## WHAT YOU NEED TO DO
Using the listing below, extract each line that has the word "chart" in it.

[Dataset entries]
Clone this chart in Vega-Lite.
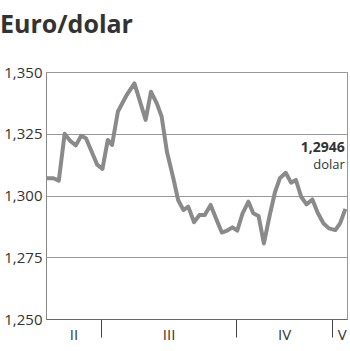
{
  "$schema": "https://vega.github.io/schema/vega-lite/v6.json",
  "width": 301,
  "height": 247,
  "autosize": {"type": "none"},
  "padding": {"left": 46, "top": 72, "right": 3, "bottom": 32},
  "background": "white",
  "title": {
    "text": "Euro/dolar",
    "anchor": "start",
    "frame": "group",
    "font": "Open Sans",
    "fontSize": 25,
    "fontWeight": "bold",
    "color": "#333333",
    "dx": -46,
    "offset": 27
  },
  "config": {
    "view": {"stroke": "#999999", "strokeWidth": 1},
    "axis": {
      "labelFont": "Open Sans",
      "labelFontSize": 15,
      "labelColor": "#333333",
      "title": null
    }
  },
  "resolve": {"axis": {"x": "independent"}},
  "layer": [
    {
      "data": {
        "values": [
          {"t": 0.1, "v": 1.307},
          {"t": 1.4, "v": 1.307},
          {"t": 2.4, "v": 1.306},
          {"t": 3.5, "v": 1.325},
          {"t": 4.6, "v": 1.322},
          {"t": 5.6, "v": 1.3203},
          {"t": 6.6, "v": 1.3242},
          {"t": 7.5, "v": 1.3232},
          {"t": 8.7, "v": 1.3171},
          {"t": 9.6, "v": 1.3125},
          {"t": 10.6, "v": 1.3108},
          {"t": 11.6, "v": 1.3225},
          {"t": 12.4, "v": 1.3205},
          {"t": 13.5, "v": 1.334},
          {"t": 15.1, "v": 1.3405},
          {"t": 16.6, "v": 1.3454},
          {"t": 18.7, "v": 1.3306},
          {"t": 19.7, "v": 1.342},
          {"t": 20.8, "v": 1.3373},
          {"t": 21.7, "v": 1.332},
          {"t": 22.7, "v": 1.3177},
          {"t": 23.9, "v": 1.307},
          {"t": 24.8, "v": 1.2982},
          {"t": 25.8, "v": 1.2941},
          {"t": 26.7, "v": 1.2955},
          {"t": 27.8, "v": 1.2892},
          {"t": 28.8, "v": 1.2921},
          {"t": 29.8, "v": 1.2921},
          {"t": 30.9, "v": 1.2962},
          {"t": 31.9, "v": 1.2908},
          {"t": 33.0, "v": 1.285},
          {"t": 34.0, "v": 1.2858},
          {"t": 35.0, "v": 1.2871},
          {"t": 35.9, "v": 1.2858},
          {"t": 36.9, "v": 1.2928},
          {"t": 38.0, "v": 1.2975},
          {"t": 38.9, "v": 1.2928},
          {"t": 39.9, "v": 1.2917},
          {"t": 40.9, "v": 1.2806},
          {"t": 42.0, "v": 1.2921},
          {"t": 43.0, "v": 1.3015},
          {"t": 43.9, "v": 1.307},
          {"t": 45.0, "v": 1.3092},
          {"t": 46.0, "v": 1.3052},
          {"t": 46.9, "v": 1.3063},
          {"t": 47.9, "v": 1.2995},
          {"t": 48.9, "v": 1.2964},
          {"t": 50.0, "v": 1.2984},
          {"t": 51.0, "v": 1.293},
          {"t": 52.1, "v": 1.2887},
          {"t": 53.1, "v": 1.2867},
          {"t": 54.3, "v": 1.286},
          {"t": 55.2, "v": 1.2887},
          {"t": 56.2, "v": 1.2946}
        ]
      },
      "mark": {"type": "line", "color": "#8a8a8a", "strokeWidth": 4, "strokeJoin": "round", "strokeCap": "butt"},
      "encoding": {
        "x": {
          "field": "t",
          "type": "quantitative",
          "scale": {"domain": [0, 56.5], "nice": false, "zero": false},
          "axis": {
            "orient": "bottom",
            "values": [10.3, 35.7, 53.7],
            "labels": false,
            "grid": false,
            "tickSize": 18,
            "tickColor": "#444444",
            "domainColor": "#666666"
          }
        },
        "y": {
          "field": "v",
          "type": "quantitative",
          "scale": {"domain": [1.25, 1.35], "nice": false, "zero": false},
          "axis": {
            "values": [1.25, 1.275, 1.3, 1.325, 1.35],
            "labelExpr": "replace(format(datum.value, '.3f'), '.', ',')",
            "ticks": false,
            "labelPadding": 4,
            "grid": true,
            "gridColor": "#999999",
            "domainColor": "#888888"
          }
        }
      }
    },
    {
      "data": {"values": [{"t": 56.1, "v": 1.3175, "label": "1,2946"}]},
      "mark": {"type": "text", "align": "right", "baseline": "alphabetic", "font": "Open Sans", "fontSize": 14, "fontWeight": "bold", "color": "#333333"},
      "encoding": {
        "x": {
          "field": "t",
          "type": "quantitative",
          "axis": {
            "orient": "bottom",
            "values": [5.15, 23, 44.7, 55.5],
            "labelExpr": "datum.value < 10 ? 'II' : datum.value < 30 ? 'III' : datum.value < 50 ? 'IV' : 'V'",
            "ticks": false,
            "domain": false,
            "grid": false,
            "labelPadding": 8
          }
        },
        "y": {"field": "v", "type": "quantitative"},
        "text": {"field": "label"}
      }
    },
    {
      "data": {"values": [{"t": 56.1, "v": 1.3108, "label": "dolar"}]},
      "mark": {"type": "text", "align": "right", "baseline": "alphabetic", "font": "Open Sans", "fontSize": 13, "color": "#333333"},
      "encoding": {
        "x": {"field": "t", "type": "quantitative", "axis": null},
        "y": {"field": "v", "type": "quantitative"},
        "text": {"field": "label"}
      }
    }
  ]
}
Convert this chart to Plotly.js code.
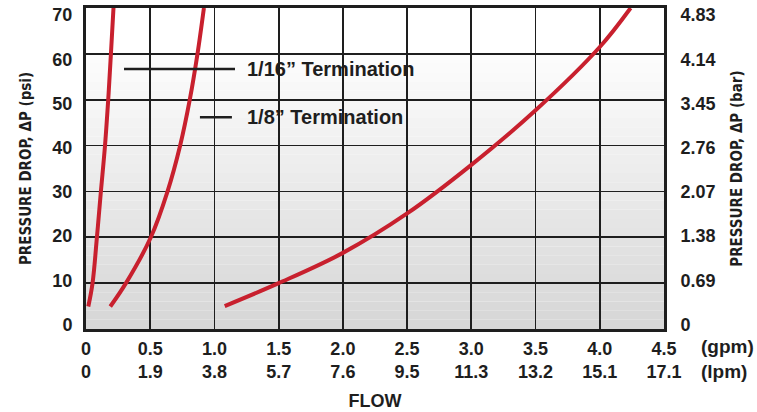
<!DOCTYPE html>
<html>
<head>
<meta charset="utf-8">
<script src="https://cdn.plot.ly/plotly-3.0.1.min.js"></script>
<style>html,body{margin:0;padding:0;background:#fff;}#chart{width:757px;height:412px;}</style>
</head>
<body>
<div id="chart"></div>
<script>
// Data (flow in gpm, pressure drop in psi)
var curveA_gpm = [0.018, 0.051, 0.085, 0.116, 0.148, 0.173, 0.194, 0.214];
var curveA_psi = [4.9, 10, 20, 30, 40, 50, 60, 70];
var curveB_gpm = [0.189, 0.311, 0.505, 0.635, 0.733, 0.808, 0.868, 0.918];
var curveB_psi = [4.9, 10, 20, 30, 40, 50, 60, 70];
var curveC_gpm = [1.08, 1.5, 2.0, 2.5, 3.0, 3.5, 4.0, 4.24];
var curveC_psi = [5, 10, 16.6, 25.2, 35.8, 47.7, 61.5, 70];

var gpmTicks = [0, 0.5, 1.0, 1.5, 2.0, 2.5, 3.0, 3.5, 4.0, 4.5];
var gpmLabels = ['0', '0.5', '1.0', '1.5', '2.0', '2.5', '3.0', '3.5', '4.0', '4.5'];
var lpmLabels = ['0', '1.9', '3.8', '5.7', '7.6', '9.5', '11.3', '13.2', '15.1', '17.1'];
var psiTicks = [0, 10, 20, 30, 40, 50, 60, 70];
var psiLabels = ['0', '10', '20', '30', '40', '50', '60', '70'];
var barLabels = ['0', '0.69', '1.38', '2.07', '2.76', '3.45', '4.14', '4.83'];
var labelA = '1/16\u201D Termination';
var labelB = '1/8\u201D Termination';

var red = '#c8202e';
var dark = '#1e1e1e';
var tickFamily = 'Liberation Sans, Arial, sans-serif';
var narrowFamily = 'Liberation Sans Narrow, DejaVu Sans Condensed, Arial Narrow, sans-serif';

var xText = gpmLabels.map(function (g, i) { return g + '<br>' + lpmLabels[i]; });

var lineStyle = {color: red, width: 4, shape: 'spline', smoothing: 1};
var traces = [
  {x: curveA_gpm, y: curveA_psi, mode: 'lines', line: lineStyle, hoverinfo: 'skip', showlegend: false},
  {x: curveB_gpm, y: curveB_psi, mode: 'lines', line: lineStyle, hoverinfo: 'skip', showlegend: false},
  {x: curveC_gpm, y: curveC_psi, mode: 'lines', line: lineStyle, hoverinfo: 'skip', showlegend: false},
  // empty traces so the label-only axes are drawn
  {x: [], y: [], yaxis: 'y2', mode: 'lines', hoverinfo: 'skip', showlegend: false},
  {x: [], y: [], yaxis: 'y3', mode: 'lines', hoverinfo: 'skip', showlegend: false}
];

// gradient background bands
var shapes = [];
var N = 35;
for (var i = 0; i < N; i++) {
  var y0 = 70 * i / N, y1 = 70 * (i + 1) / N;
  var mid = (y0 + y1) / 2;
  var g = mid >= 60 ? 255 : Math.round(214 + (253 - 214) * (mid / 60));
  shapes.push({type: 'rect', xref: 'paper', yref: 'y', x0: 0, x1: 1, y0: y0, y1: y1,
    fillcolor: 'rgb(' + g + ',' + g + ',' + g + ')', line: {width: 0}, layer: 'below'});
}
// leader lines
shapes.push({type: 'line', xref: 'x', yref: 'y', x0: 0.296, x1: 1.16, y0: 56.7, y1: 56.7,
  line: {color: dark, width: 2.5}, layer: 'above'});
shapes.push({type: 'line', xref: 'x', yref: 'y', x0: 0.887, x1: 1.136, y0: 46.2, y1: 46.2,
  line: {color: dark, width: 2.5}, layer: 'above'});

var annFont = {family: tickFamily, size: 19, color: dark, weight: 'bold'};
var annotations = [
  {xref: 'x', yref: 'y', x: 1.24, y: 56.7, text: labelA, showarrow: false, xanchor: 'left', yanchor: 'middle',
   font: {family: tickFamily, size: 20, color: dark, weight: 'bold'}},
  {xref: 'x', yref: 'y', x: 1.24, y: 46.2, text: labelB, showarrow: false, xanchor: 'left', yanchor: 'middle',
   font: {family: tickFamily, size: 20, color: dark, weight: 'bold'}},
  {xref: 'paper', yref: 'paper', x: 1.06, y: -0.056, text: '(gpm)', showarrow: false, xanchor: 'left', yanchor: 'middle', font: annFont},
  {xref: 'paper', yref: 'paper', x: 1.06, y: -0.131, text: '(lpm)', showarrow: false, xanchor: 'left', yanchor: 'middle', font: annFont}
];

var labelRange = [-1.02, 71.59];
var tickFont = {family: tickFamily, size: 18, color: dark, weight: 'bold'};
var layout = {
  width: 757, height: 412,
  margin: {l: 86, r: 93, t: 8, b: 83},
  paper_bgcolor: '#ffffff',
  plot_bgcolor: '#ffffff',
  showlegend: false,
  xaxis: {
    range: [0, 4.5], tickvals: gpmTicks, ticktext: xText,
    showgrid: true, gridcolor: dark, gridwidth: 1.8, zeroline: false,
    showline: true, mirror: true, linecolor: dark, linewidth: 3,
    ticks: 'outside', ticklen: 1, tickcolor: 'rgba(0,0,0,0)',
    ticklabeloverflow: 'allow',
    tickfont: tickFont,
    title: {text: 'FLOW', font: {family: tickFamily, size: 18, color: dark, weight: 'bold'}, standoff: 14},
    automargin: false, fixedrange: true
  },
  yaxis: {
    range: [0, 70], tickvals: psiTicks, showticklabels: false,
    showgrid: true, gridcolor: dark, gridwidth: 1.8, zeroline: false,
    showline: true, mirror: true, linecolor: dark, linewidth: 3,
    ticks: '', automargin: false, fixedrange: true
  },
  yaxis2: {
    overlaying: 'y', side: 'left', anchor: 'x',
    range: labelRange, tickvals: psiTicks, ticktext: psiLabels,
    showgrid: false, zeroline: false, showline: false,
    ticks: 'outside', ticklen: 9, tickcolor: 'rgba(0,0,0,0)',
    ticklabeloverflow: 'allow',
    tickfont: tickFont,
    title: {text: 'PRESSURE DROP, \u0394P (psi)', font: {family: narrowFamily, size: 15, color: dark, weight: 'bold'}, standoff: 17},
    automargin: false, fixedrange: true
  },
  yaxis3: {
    overlaying: 'y', side: 'right', anchor: 'x',
    range: labelRange, tickvals: psiTicks, ticktext: barLabels,
    showgrid: false, zeroline: false, showline: false,
    ticks: 'outside', ticklen: 12, tickcolor: 'rgba(0,0,0,0)',
    ticklabeloverflow: 'allow',
    tickfont: tickFont,
    title: {text: 'PRESSURE DROP, \u0394P (bar)', font: {family: narrowFamily, size: 15, color: dark, weight: 'bold'}, standoff: 16},
    automargin: false, fixedrange: true
  },
  shapes: shapes,
  annotations: annotations
};

Plotly.newPlot('chart', traces, layout, {displayModeBar: false, staticPlot: true});
</script>
</body>
</html>
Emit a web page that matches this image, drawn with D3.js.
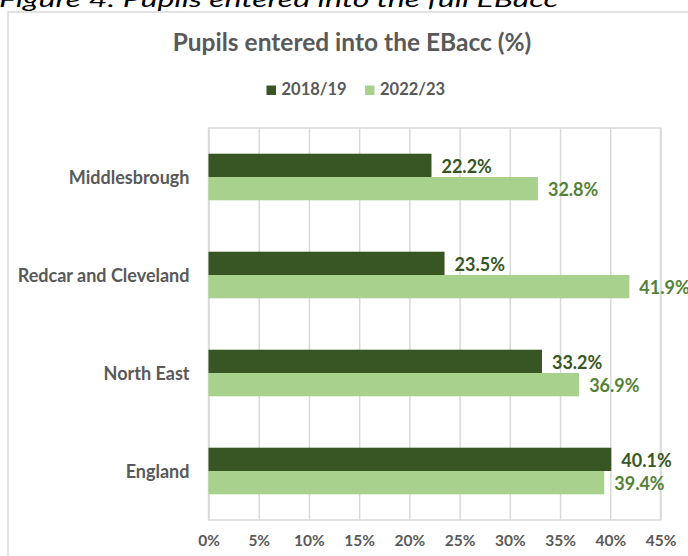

## FULL SOLUTION
Clone this chart in Vega-Lite.
Convert this chart to Plotly.js code.
<style>html,body{margin:0;padding:0;background:#fff;}#chart{width:757px;height:412px;}</style>
<div id="chart"></div>
Plotly.newPlot('chart', traces, layout, {displayModeBar: false, staticPlot: true});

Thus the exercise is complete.